Timişeni Church, Gorj County
The Orthodox church with the patron saint “Holy Hierarch Nicholas” from Timișeni, Gorj County, is part of the category of monuments specific to the old religious architecture in Oltenia. Abandoned and weather-bitten, in danger of destruction especially due to the expansion of Pinoasa coal mine, the church was saved and transferred to the museum in 2002, with the parishioners' agreement and the financial support of Rovinari Mining Exploitation. Here, it was consecrated again, receiving as patron “St. Pious Demetrius the New”, the protector of Bucharest.
The church was built on a limestone base, with massive sills and walls made of oak beams, joined in “dovetails”. The steep hipped roof and the belfry galeated roof have a flared covering made of geometrically finished shingles, with “crested larks” on the edge.
The edifice from Timișeni reflects the typology of Orthodox churches, having a rectangular plan with three distinct spaces: narthex, nave and an altar with a detached polygonal apse. The entrance is through a porch with a railing from fretted planks and pillars, carved in the characteristic style of the ornamental repertory of the masters from Gorj.
The church impresses both by its architectural qualities and by the painting assembly that adorns it, being among the rare wooden monuments painted on the outside. The painting was done in three stages. In 1773, Mihai Zugrav, a Gorj icon painter of peasant style created the iconostasis: the Holy Doors (The Annunciation), sovereign icons (Mother of God with the Child and Jesus Christ on the Throne), feast icons that illustrate scenes from Jesus’s life, the icons of the Apostles, the True Cross and the two molebens. Then in 1856, Gheorghe painted the interior walls of the altar.

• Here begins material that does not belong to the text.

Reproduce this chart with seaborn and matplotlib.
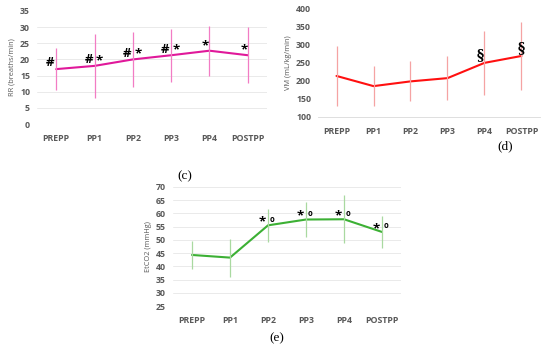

In the final stage, between 1874-1875, when the belfry was raised, the rest of the painting was made: groups of three saints (in the nave); the eight Prophets (the southern exterior wall), the remembrance list of the parish founders in the village, the Last Judgment and the Heaven (the exterior porch wall). The attention is drawn by the votive portrait of mayor Petre Diaconescu, dressed in a “schileresc” costume, specific for the Gorj folk apparel (in the narthex) and the portraits of the priests Bârhoată and Pupăzan, servants of the holy edifice (the northern exterior wall). They present true samples of local history and specificity. Together with the icons, one can note inside a Holy Table, crosses, candlesticks and incense burners.